▶ **Data excerpt**
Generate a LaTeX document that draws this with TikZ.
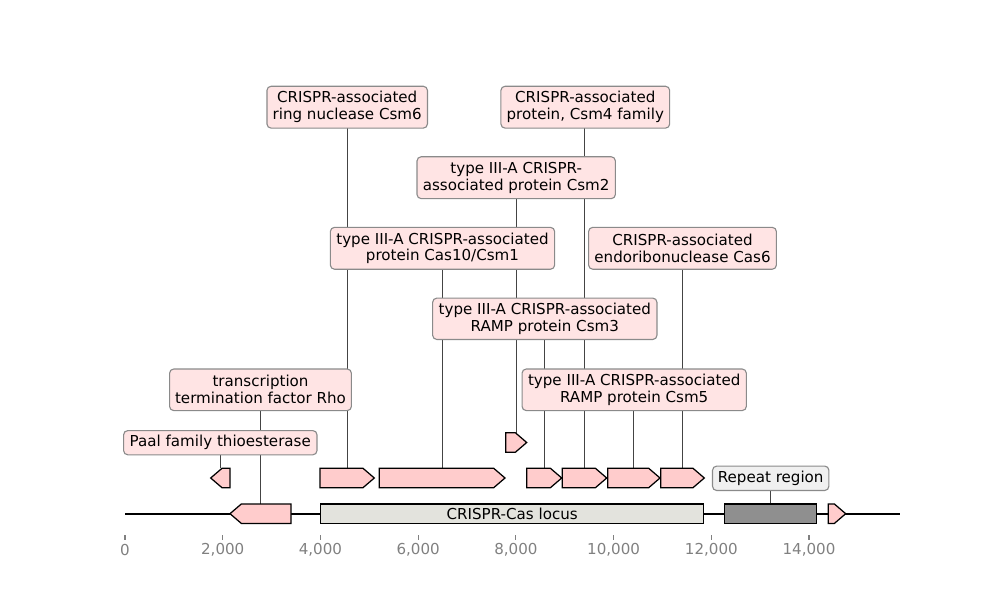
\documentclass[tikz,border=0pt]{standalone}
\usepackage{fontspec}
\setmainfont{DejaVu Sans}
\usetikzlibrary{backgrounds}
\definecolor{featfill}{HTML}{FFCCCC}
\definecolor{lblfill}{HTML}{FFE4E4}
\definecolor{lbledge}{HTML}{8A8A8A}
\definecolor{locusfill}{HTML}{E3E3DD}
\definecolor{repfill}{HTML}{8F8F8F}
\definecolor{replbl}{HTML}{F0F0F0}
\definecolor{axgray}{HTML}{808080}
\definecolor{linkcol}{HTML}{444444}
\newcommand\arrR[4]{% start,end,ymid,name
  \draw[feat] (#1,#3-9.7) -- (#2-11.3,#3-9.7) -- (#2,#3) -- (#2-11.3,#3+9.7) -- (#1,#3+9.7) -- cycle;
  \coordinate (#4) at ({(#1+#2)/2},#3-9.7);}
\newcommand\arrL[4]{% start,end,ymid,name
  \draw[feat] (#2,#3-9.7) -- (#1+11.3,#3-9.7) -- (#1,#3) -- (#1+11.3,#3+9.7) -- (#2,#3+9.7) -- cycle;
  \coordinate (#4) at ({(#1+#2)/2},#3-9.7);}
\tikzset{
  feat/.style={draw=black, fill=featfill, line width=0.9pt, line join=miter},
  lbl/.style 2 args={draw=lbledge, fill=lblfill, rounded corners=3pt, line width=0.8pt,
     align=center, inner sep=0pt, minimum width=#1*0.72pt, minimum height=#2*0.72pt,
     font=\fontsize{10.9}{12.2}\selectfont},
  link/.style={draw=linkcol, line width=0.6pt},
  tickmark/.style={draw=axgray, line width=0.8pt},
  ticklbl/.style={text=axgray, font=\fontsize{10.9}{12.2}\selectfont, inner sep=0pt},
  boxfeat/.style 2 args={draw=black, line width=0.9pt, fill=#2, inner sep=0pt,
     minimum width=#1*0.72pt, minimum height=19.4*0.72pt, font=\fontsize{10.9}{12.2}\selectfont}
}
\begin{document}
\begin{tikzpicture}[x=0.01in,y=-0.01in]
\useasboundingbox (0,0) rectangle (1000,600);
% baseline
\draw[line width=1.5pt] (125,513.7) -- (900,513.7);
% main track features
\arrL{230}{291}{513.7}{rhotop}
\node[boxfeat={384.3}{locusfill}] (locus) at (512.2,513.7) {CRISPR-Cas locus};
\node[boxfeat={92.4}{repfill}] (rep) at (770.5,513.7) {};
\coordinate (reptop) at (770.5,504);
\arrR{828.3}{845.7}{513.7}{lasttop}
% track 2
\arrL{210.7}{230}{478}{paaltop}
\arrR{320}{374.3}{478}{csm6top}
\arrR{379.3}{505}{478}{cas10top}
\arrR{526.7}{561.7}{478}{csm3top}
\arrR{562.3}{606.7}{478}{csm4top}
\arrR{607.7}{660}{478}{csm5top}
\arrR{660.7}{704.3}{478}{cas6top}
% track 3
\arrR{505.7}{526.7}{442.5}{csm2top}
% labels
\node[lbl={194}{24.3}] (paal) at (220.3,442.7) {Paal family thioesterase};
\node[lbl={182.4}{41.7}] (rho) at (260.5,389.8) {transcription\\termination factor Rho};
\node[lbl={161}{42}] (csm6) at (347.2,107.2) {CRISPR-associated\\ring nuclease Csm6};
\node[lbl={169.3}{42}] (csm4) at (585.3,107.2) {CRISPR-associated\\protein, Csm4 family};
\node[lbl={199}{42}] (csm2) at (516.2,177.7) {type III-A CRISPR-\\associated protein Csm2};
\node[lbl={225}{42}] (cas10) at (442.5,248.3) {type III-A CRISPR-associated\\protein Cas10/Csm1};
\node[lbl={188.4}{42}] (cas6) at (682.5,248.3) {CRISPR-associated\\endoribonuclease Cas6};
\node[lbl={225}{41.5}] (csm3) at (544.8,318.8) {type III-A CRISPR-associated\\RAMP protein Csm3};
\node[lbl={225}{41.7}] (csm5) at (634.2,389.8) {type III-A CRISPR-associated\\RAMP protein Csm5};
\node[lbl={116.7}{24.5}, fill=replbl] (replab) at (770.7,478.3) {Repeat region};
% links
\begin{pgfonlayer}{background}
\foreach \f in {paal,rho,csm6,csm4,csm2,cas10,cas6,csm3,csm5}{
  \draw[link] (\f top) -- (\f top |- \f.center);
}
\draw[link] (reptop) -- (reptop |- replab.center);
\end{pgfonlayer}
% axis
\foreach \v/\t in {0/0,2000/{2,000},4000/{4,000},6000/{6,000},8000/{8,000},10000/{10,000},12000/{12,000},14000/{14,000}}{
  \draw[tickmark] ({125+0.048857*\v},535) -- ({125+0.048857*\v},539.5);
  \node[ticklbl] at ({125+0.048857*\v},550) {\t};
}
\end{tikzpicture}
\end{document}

▶ **Task details**
Produce an exact copy of each line of data, skipping embedded images.

▶ **Answer**
Generate a LaTeX document that draws this with TikZ.
\documentclass[tikz,border=0pt]{standalone}
\usepackage{fontspec}
\setmainfont{DejaVu Sans}
\usetikzlibrary{backgrounds}
\definecolor{featfill}{HTML}{FFCCCC}
\definecolor{lblfill}{HTML}{FFE4E4}
\definecolor{lbledge}{HTML}{8A8A8A}
\definecolor{locusfill}{HTML}{E3E3DD}
\definecolor{repfill}{HTML}{8F8F8F}
\definecolor{replbl}{HTML}{F0F0F0}
\definecolor{axgray}{HTML}{808080}
\definecolor{linkcol}{HTML}{444444}
\newcommand\arrR[4]{% start,end,ymid,name
  \draw[feat] (#1,#3-9.7) -- (#2-11.3,#3-9.7) -- (#2,#3) -- (#2-11.3,#3+9.7) -- (#1,#3+9.7) -- cycle;
  \coordinate (#4) at ({(#1+#2)/2},#3-9.7);}
\newcommand\arrL[4]{% start,end,ymid,name
  \draw[feat] (#2,#3-9.7) -- (#1+11.3,#3-9.7) -- (#1,#3) -- (#1+11.3,#3+9.7) -- (#2,#3+9.7) -- cycle;
  \coordinate (#4) at ({(#1+#2)/2},#3-9.7);}
\tikzset{
  feat/.style={draw=black, fill=featfill, line width=0.9pt, line join=miter},
  lbl/.style 2 args={draw=lbledge, fill=lblfill, rounded corners=3pt, line width=0.8pt,
     align=center, inner sep=0pt, minimum width=#1*0.72pt, minimum height=#2*0.72pt,
     font=\fontsize{10.9}{12.2}\selectfont},
  link/.style={draw=linkcol, line width=0.6pt},
  tickmark/.style={draw=axgray, line width=0.8pt},
  ticklbl/.style={text=axgray, font=\fontsize{10.9}{12.2}\selectfont, inner sep=0pt},
  boxfeat/.style 2 args={draw=black, line width=0.9pt, fill=#2, inner sep=0pt,
     minimum width=#1*0.72pt, minimum height=19.4*0.72pt, font=\fontsize{10.9}{12.2}\selectfont}
}
\begin{document}
\begin{tikzpicture}[x=0.01in,y=-0.01in]
\useasboundingbox (0,0) rectangle (1000,600);
% baseline
\draw[line width=1.5pt] (125,513.7) -- (900,513.7);
% main track features
\arrL{230}{291}{513.7}{rhotop}
\node[boxfeat={384.3}{locusfill}] (locus) at (512.2,513.7) {CRISPR-Cas locus};
\node[boxfeat={92.4}{repfill}] (rep) at (770.5,513.7) {};
\coordinate (reptop) at (770.5,504);
\arrR{828.3}{845.7}{513.7}{lasttop}
% track 2
\arrL{210.7}{230}{478}{paaltop}
\arrR{320}{374.3}{478}{csm6top}
\arrR{379.3}{505}{478}{cas10top}
\arrR{526.7}{561.7}{478}{csm3top}
\arrR{562.3}{606.7}{478}{csm4top}
\arrR{607.7}{660}{478}{csm5top}
\arrR{660.7}{704.3}{478}{cas6top}
% track 3
\arrR{505.7}{526.7}{442.5}{csm2top}
% labels
\node[lbl={194}{24.3}] (paal) at (220.3,442.7) {Paal family thioesterase};
\node[lbl={182.4}{41.7}] (rho) at (260.5,389.8) {transcription\\termination factor Rho};
\node[lbl={161}{42}] (csm6) at (347.2,107.2) {CRISPR-associated\\ring nuclease Csm6};
\node[lbl={169.3}{42}] (csm4) at (585.3,107.2) {CRISPR-associated\\protein, Csm4 family};
\node[lbl={199}{42}] (csm2) at (516.2,177.7) {type III-A CRISPR-\\associated protein Csm2};
\node[lbl={225}{42}] (cas10) at (442.5,248.3) {type III-A CRISPR-associated\\protein Cas10/Csm1};
\node[lbl={188.4}{42}] (cas6) at (682.5,248.3) {CRISPR-associated\\endoribonuclease Cas6};
\node[lbl={225}{41.5}] (csm3) at (544.8,318.8) {type III-A CRISPR-associated\\RAMP protein Csm3};
\node[lbl={225}{41.7}] (csm5) at (634.2,389.8) {type III-A CRISPR-associated\\RAMP protein Csm5};
\node[lbl={116.7}{24.5}, fill=replbl] (replab) at (770.7,478.3) {Repeat region};
% links
\begin{pgfonlayer}{background}
\foreach \f in {paal,rho,csm6,csm4,csm2,cas10,cas6,csm3,csm5}{
  \draw[link] (\f top) -- (\f top |- \f.center);
}
\draw[link] (reptop) -- (reptop |- replab.center);
\end{pgfonlayer}
% axis
\foreach \v/\t in {0/0,2000/{2,000},4000/{4,000},6000/{6,000},8000/{8,000},10000/{10,000},12000/{12,000},14000/{14,000}}{
  \draw[tickmark] ({125+0.048857*\v},535) -- ({125+0.048857*\v},539.5);
  \node[ticklbl] at ({125+0.048857*\v},550) {\t};
}
\end{tikzpicture}
\end{document}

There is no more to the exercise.